I cannot imagine why anyone would bring on the extra work of shearing the bushes, when they are most gorgeous left alone. Good post, Noelle.

catmint said...

some gardeners are control freaks, others, like us, are being-natural freaks. Whatever turns you on, I guess...

VW said...

I'm trying to keep an open mind - maybe some people like cupcake shrubs? Or maybe the efforts of horticulturalists to educate their neighbors will result in happier, prettier shrubs that have been pruned lightly if at all. Good luck!

Helen said...

Cutting off the flower buds is just plain crazy. And the bald patches left in some of these disasters should tell the cutters that they're not acting in the plant's (or their) best interests. Topiary foliage is one thing, but why bite the bough that blooms?

Christine said...

Ouch! That's why you're supposed to leave things to the professionals! This post reminds me of magazines that take pictures of fashion disasters and black out the victim's eyes!

Anonymous said...

Really it was a very very nice surprise to see such nice plants in that shape... H hope i can do the same in Saudi Arabia with the same desert plants in my landscape projects... thanks alot for that unique ideas of prunning
Eng Muhammad Rashid

Adeanaz said...

The Thunder Cloud Sage is stunning.

I really wonder what people are thinking when they prune. Can they not see how awful it looks? I have a neighbor that prunes EVERYTHING into squares. They have square bushes, even square lantana. Fortunately, nature rules and they lose those stupid shapes fast. Come on people, it's not really that hard to do this right!
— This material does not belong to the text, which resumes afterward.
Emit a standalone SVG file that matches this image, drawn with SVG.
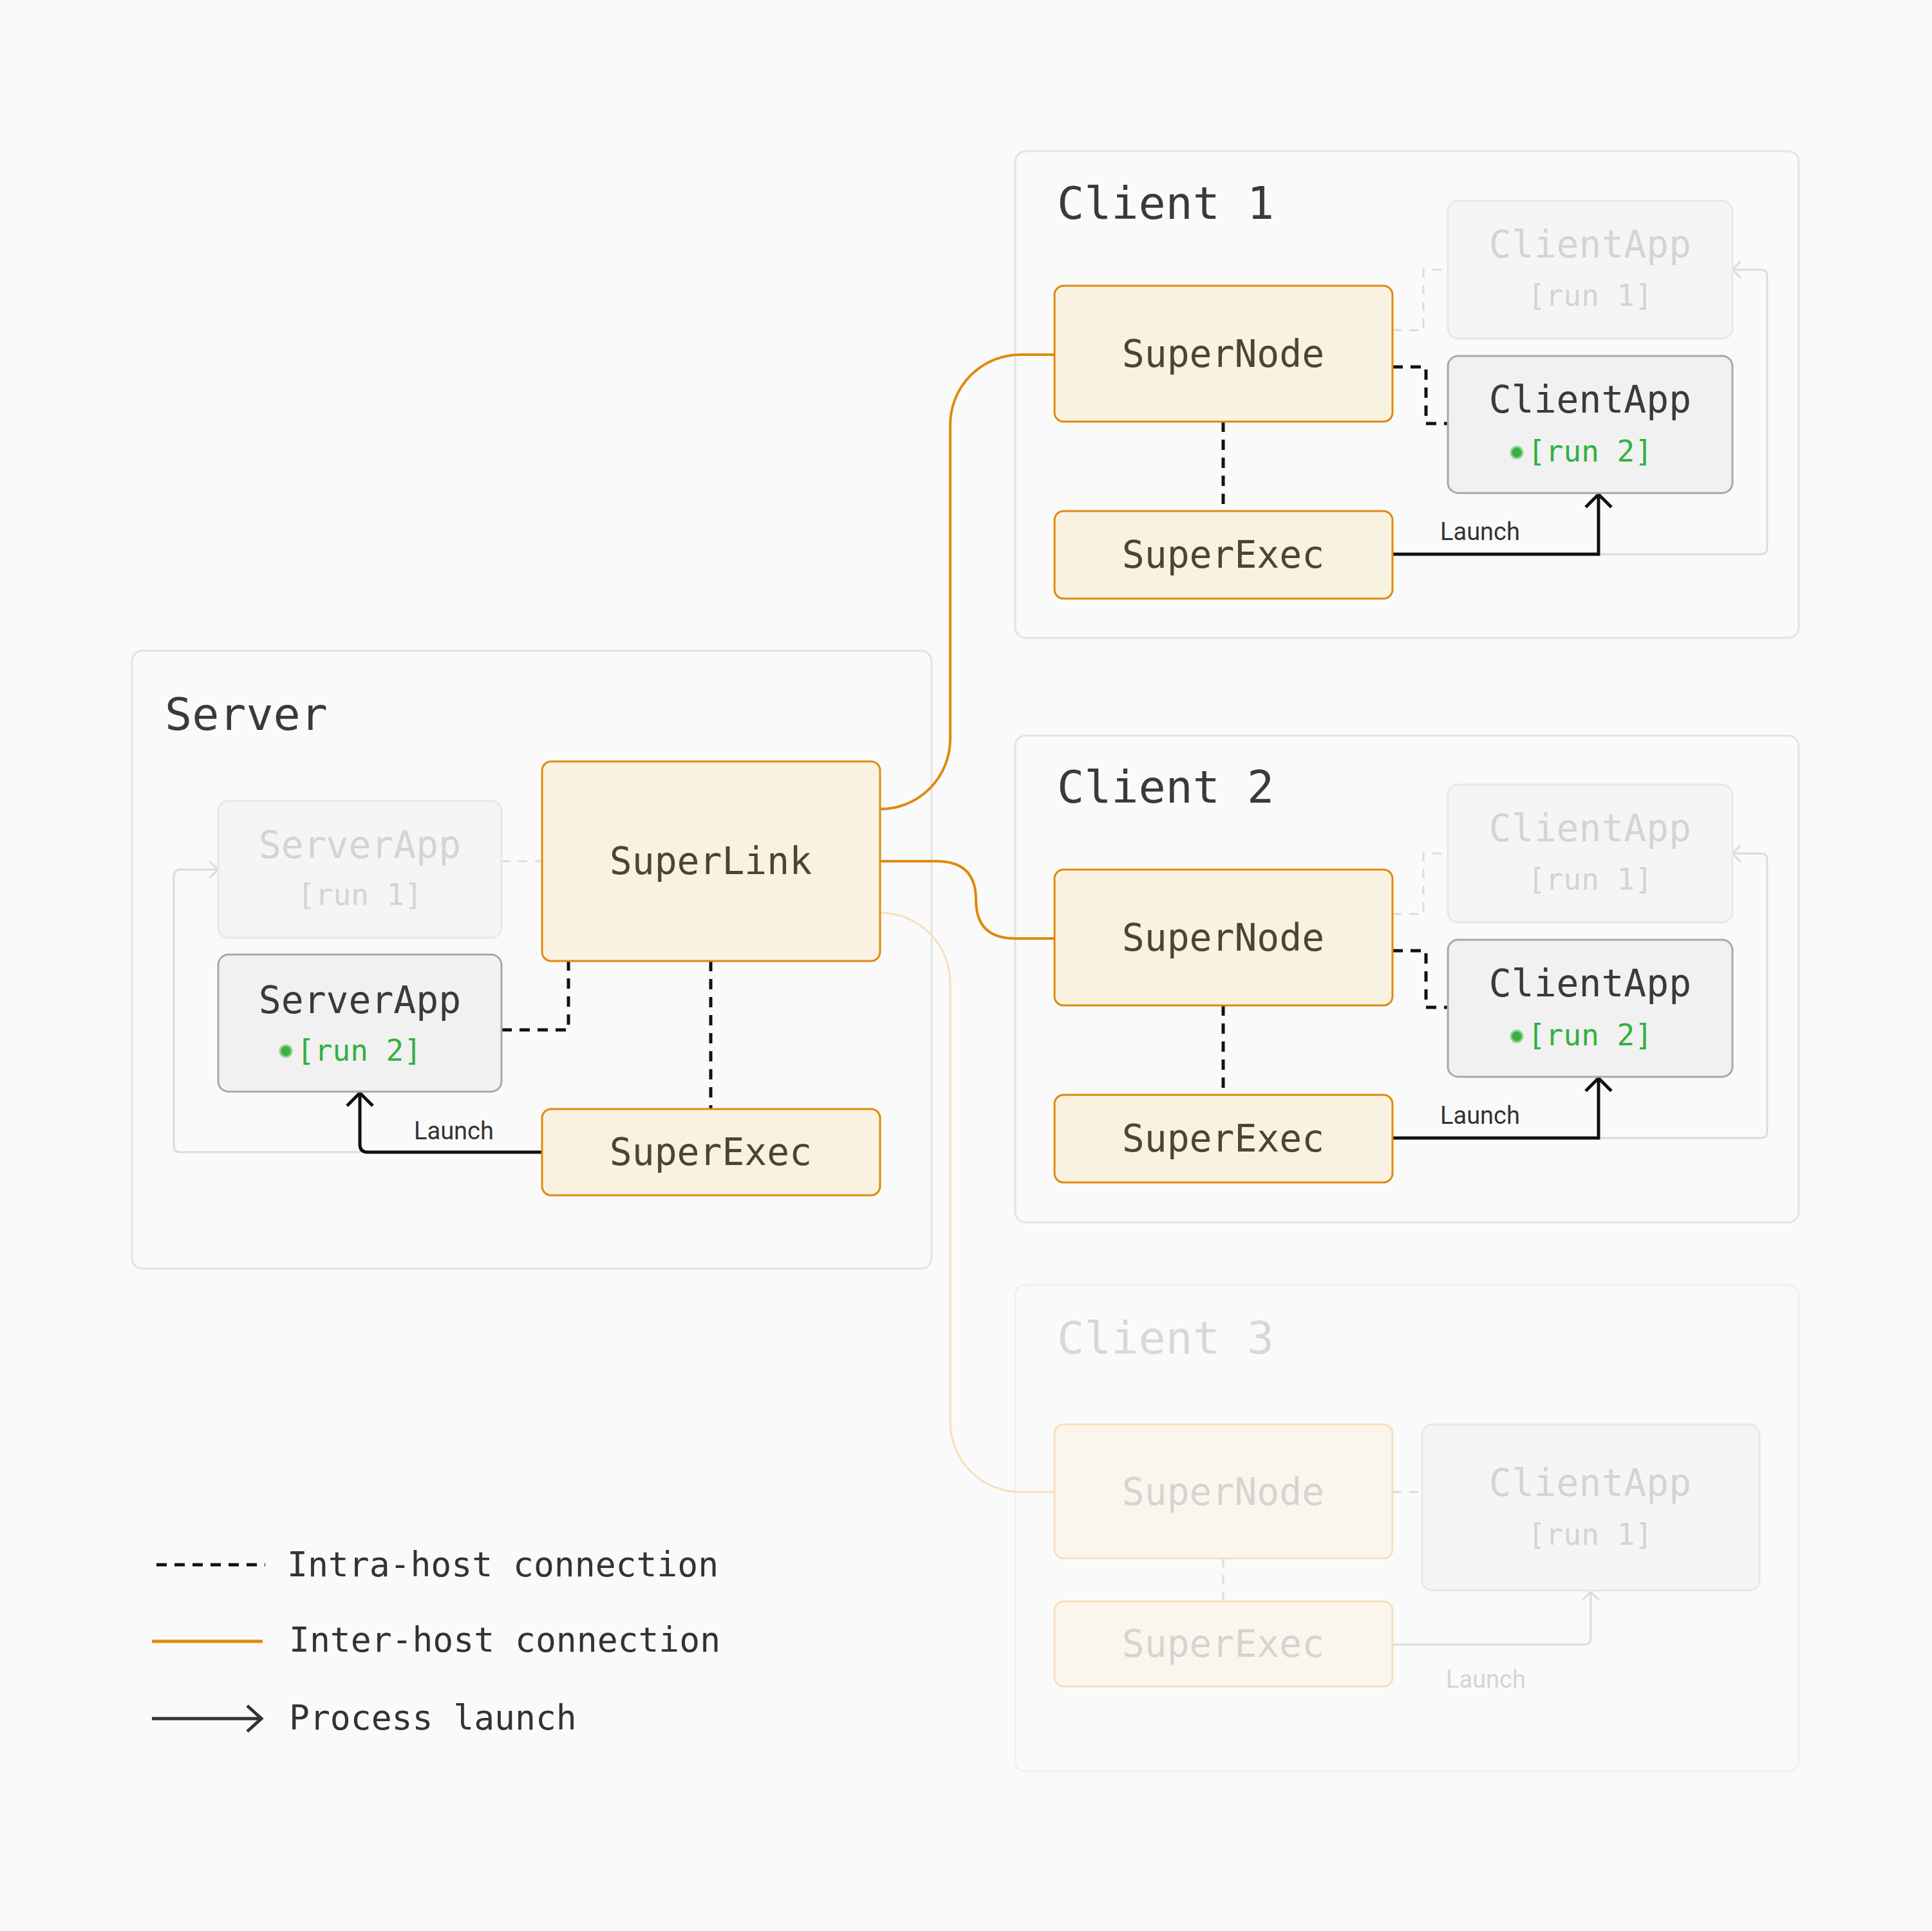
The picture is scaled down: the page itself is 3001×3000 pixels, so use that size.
<svg xmlns="http://www.w3.org/2000/svg" width="3001" height="3000" viewBox="0 0 3001 3000">
<defs>
<style>
.host{fill:#fafafa;stroke:#e3e3e3;stroke-width:3}
.host3{fill:#fafafa;stroke:#f0f0f0;stroke-width:3}
.title{font-family:"DejaVu Sans Mono",monospace;font-size:70px;fill:#3a3a3a}
.title3{font-family:"DejaVu Sans Mono",monospace;font-size:70px;fill:#d8d8d8}
.node{fill:#faf2e1;stroke:#df8a0c;stroke-width:3}
.nodef{fill:#fbf6ec;stroke:#f6e0bb;stroke-width:3}
.nt{font-family:"DejaVu Sans Mono",monospace;font-size:58px;fill:#4a4535;text-anchor:middle}
.ntf{font-family:"DejaVu Sans Mono",monospace;font-size:58px;fill:#d4d4d4;text-anchor:middle}
.app{fill:#f1f1f1;stroke:#a8a8a8;stroke-width:3}
.appf{fill:#f5f5f5;stroke:#e8e8e8;stroke-width:3}
.at{font-family:"DejaVu Sans Mono",monospace;font-size:58px;fill:#3a3a3a;text-anchor:middle}
.run{font-family:"DejaVu Sans Mono",monospace;font-size:46px;fill:#33b040;text-anchor:middle}
.runf{font-family:"DejaVu Sans Mono",monospace;font-size:46px;fill:#d4d4d4;text-anchor:middle}
.lbl{font-family:"Roboto","Liberation Sans",sans-serif;font-size:38px;fill:#333}
.lblf{font-family:"Roboto","Liberation Sans",sans-serif;font-size:38px;fill:#d4d4d4}
.dash{fill:none;stroke:#111;stroke-width:5;stroke-dasharray:16 12}
.dashf{fill:none;stroke:#dcdcdc;stroke-width:3;stroke-dasharray:14 12}
.launch{fill:none;stroke:#111;stroke-width:5}
.launchf{fill:none;stroke:#dcdcdc;stroke-width:3}
.orange{fill:none;stroke:#df8a0c;stroke-width:4}
.orangef{fill:none;stroke:#f6e0bb;stroke-width:3}
.leg{font-family:"DejaVu Sans Mono",monospace;font-size:53px;fill:#333}
</style>
</defs>
<rect width="3001" height="3000" fill="#fafafa"/>

<g id="hosts">
<rect class="host" x="205" y="1011" width="1242" height="960" rx="16"/>
<text class="title" x="256" y="1134">Server</text>
<rect class="host" x="1577" y="235" width="1217" height="756" rx="16"/>
<text class="title" x="1642" y="340">Client 1</text>
<rect class="host" x="1577" y="1143" width="1217" height="756" rx="16"/>
<text class="title" x="1642" y="1247">Client 2</text>
<rect class="host3" x="1577" y="1996" width="1217" height="756" rx="16"/>
<text class="title3" x="1642" y="2103">Client 3</text>
</g>

<g id="connectors">
<path class="dashf" d="M779,1338 L842,1338"/>
<path class="dash" d="M1104,1493 L1104,1723"/>
<path class="dash" d="M779,1600 L883,1600 L883,1493"/>
<path class="launchf" d="M559,1790 L280,1790 Q270,1790 270,1780 L270,1361 Q270,1351 280,1351 L339,1351 M325,1338 L339,1351 L325,1364"/>
<path class="launch" d="M842,1790 L571,1790 Q559,1790 559,1778 L559,1698 M539,1718 L559,1698 L579,1718"/>
<text class="lbl" x="643" y="1770">Launch</text>
<path class="orange" d="M1367,1257 A109,109 0 0 0 1476,1148 L1476,660 A109,109 0 0 1 1585,551 L1638,551"/>
<path class="orange" d="M1367,1338 L1455,1338 Q1516,1338 1516,1398 Q1516,1458 1576,1458 L1638,1458"/>
<path class="orangef" d="M1367,1418 A109,109 0 0 1 1476,1527 L1476,2209 A109,109 0 0 0 1585,2318 L1638,2318"/>
<g id="c1conn">
<path class="dashf" d="M2163,513 L2211,513 L2211,419 L2249,419"/>
<path class="dash" d="M2163,570 L2215,570 L2215,658 L2249,658"/>
<path class="dash" d="M1900,655 L1900,794"/>
<path class="launchf" d="M2483,861 L2735,861 Q2745,861 2745,851 L2745,429 Q2745,419 2735,419 L2691,419 M2704,406 L2691,419 L2704,432"/>
<path class="launch" d="M2163,861 L2483,861 L2483,768 M2463,788 L2483,768 L2503,788"/>
<text class="lbl" x="2237" y="839">Launch</text>
</g>
<g id="c2conn" transform="translate(0,907)">
<path class="dashf" d="M2163,513 L2211,513 L2211,419 L2249,419"/>
<path class="dash" d="M2163,570 L2215,570 L2215,658 L2249,658"/>
<path class="dash" d="M1900,655 L1900,794"/>
<path class="launchf" d="M2483,861 L2735,861 Q2745,861 2745,851 L2745,429 Q2745,419 2735,419 L2691,419 M2704,406 L2691,419 L2704,432"/>
<path class="launch" d="M2163,861 L2483,861 L2483,768 M2463,788 L2483,768 L2503,788"/>
<text class="lbl" x="2237" y="839">Launch</text>
</g>
<path class="dashf" d="M2163,2318 L2209,2318"/>
<path class="dashf" d="M1900,2421 L1900,2488"/>
<path class="launchf" d="M2163,2555 L2461,2555 Q2471,2555 2471,2545 L2471,2473 M2458,2486 L2471,2473 L2484,2486"/>
<text class="lblf" x="2246" y="2622">Launch</text>
</g>

<g id="superlink"><rect class="node" x="842" y="1183" width="525" height="310" rx="14"/><text class="nt" x="1104" y="1358">SuperLink</text></g>
<g id="server-superexec"><rect class="node" x="842" y="1723" width="525" height="134" rx="14"/><text class="nt" x="1104" y="1810">SuperExec</text></g>
<g id="serverapp-run1"><rect class="appf" x="339" y="1244" width="440" height="213" rx="16"/><text class="ntf" x="559" y="1333">ServerApp</text><text class="runf" x="559" y="1406">[run 1]</text></g>
<g id="serverapp-run2"><rect class="app" x="339" y="1483" width="440" height="213" rx="16"/><text class="at" x="559" y="1574">ServerApp</text><circle cx="444" cy="1633" r="9" fill="#3cb043" stroke="#8fd18f" stroke-width="3"/><text class="run" x="558" y="1648">[run 2]</text></g>

<g id="client1-supernode"><rect class="node" x="1638" y="444" width="525" height="211" rx="14"/><text class="nt" x="1900" y="570">SuperNode</text></g>
<g id="client1-superexec"><rect class="node" x="1638" y="794" width="525" height="136" rx="14"/><text class="nt" x="1900" y="882">SuperExec</text></g>
<g id="client1-clientapp-run1"><rect class="appf" x="2249" y="312" width="442" height="214" rx="16"/><text class="ntf" x="2470" y="400">ClientApp</text><text class="runf" x="2470" y="475">[run 1]</text></g>
<g id="client1-clientapp-run2"><rect class="app" x="2249" y="553" width="442" height="213" rx="16"/><text class="at" x="2470" y="641">ClientApp</text><circle cx="2356" cy="703" r="9" fill="#3cb043" stroke="#8fd18f" stroke-width="3"/><text class="run" x="2470" y="717">[run 2]</text></g>

<g id="client2-supernode"><rect class="node" x="1638" y="1351" width="525" height="211" rx="14"/><text class="nt" x="1900" y="1477">SuperNode</text></g>
<g id="client2-superexec"><rect class="node" x="1638" y="1701" width="525" height="136" rx="14"/><text class="nt" x="1900" y="1789">SuperExec</text></g>
<g id="client2-clientapp-run1"><rect class="appf" x="2249" y="1219" width="442" height="214" rx="16"/><text class="ntf" x="2470" y="1307">ClientApp</text><text class="runf" x="2470" y="1382">[run 1]</text></g>
<g id="client2-clientapp-run2"><rect class="app" x="2249" y="1460" width="442" height="213" rx="16"/><text class="at" x="2470" y="1548">ClientApp</text><circle cx="2356" cy="1610" r="9" fill="#3cb043" stroke="#8fd18f" stroke-width="3"/><text class="run" x="2470" y="1624">[run 2]</text></g>

<g id="client3-supernode"><rect class="nodef" x="1638" y="2213" width="525" height="208" rx="14"/><text class="ntf" x="1900" y="2338">SuperNode</text></g>
<g id="client3-superexec"><rect class="nodef" x="1638" y="2488" width="525" height="132" rx="14"/><text class="ntf" x="1900" y="2574">SuperExec</text></g>
<g id="client3-clientapp"><rect class="appf" x="2209" y="2213" width="524" height="258" rx="16"/><text class="ntf" x="2470" y="2324">ClientApp</text><text class="runf" x="2470" y="2400">[run 1]</text></g>

<g id="legend">
<path class="dash" d="M243,2431 L412,2431" stroke-dasharray="14 10"/>
<text class="leg" x="446" y="2449">Intra-host connection</text>
<path d="M236,2550 L408,2550" stroke="#df8a0c" stroke-width="5"/>
<text class="leg" x="449" y="2566">Inter-host connection</text>
<path d="M236,2670 L404,2670 M384,2650 L406,2670 L384,2690" stroke="#333" stroke-width="5" fill="none"/>
<text class="leg" x="449" y="2687">Process launch</text>
</g>
</svg>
Chris in Arid Austin said...

The comments miss the fact that the people
pruning these plants are by and large unskilled laborers who don't speak English. They can't really be expected to do a proper job.

Chris in Arid Austin said...

The comments miss the fact that the people
pruning these plants are by and large unskilled laborers who don't speak English. They can't really be expected to do a proper job.